When Marcos was toppled in February 1986, the MILF, which had by then gained stature as the authentic voice of the Bangsamoro, signaled its readiness to talk peace with the government of Cory Aquino. The MNLF agreed to join the MILF in this initiative. But in September 1986, Misuari seized upon Cory’s visit to his camp in Sulu to project the MNLF as the sole negotiating party in the talks with the new government. This had the effect of excluding the MILF.

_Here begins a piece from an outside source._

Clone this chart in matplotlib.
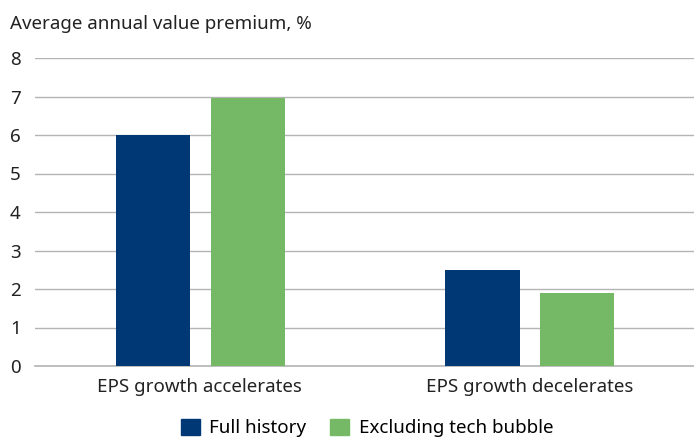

On Sept. 2, 1996, Cory’s successor, Fidel V. Ramos signed the Final Peace Agreement with the MNLF. As expected, the MILF did not take part in this agreement and in the elections that followed. Misuari became the governor of the Autonomous Region in Muslim Mindanao, even as the MILF renewed its call for independence. For a host of reasons, Misuari failed to make this experiment work. Still, no one can deny him the vital role he has played in the Bangsamoro’s historic quest for self-determination. It is time for him to let other Moro leaders pick up the thread of freedom and honor that belongs to his people.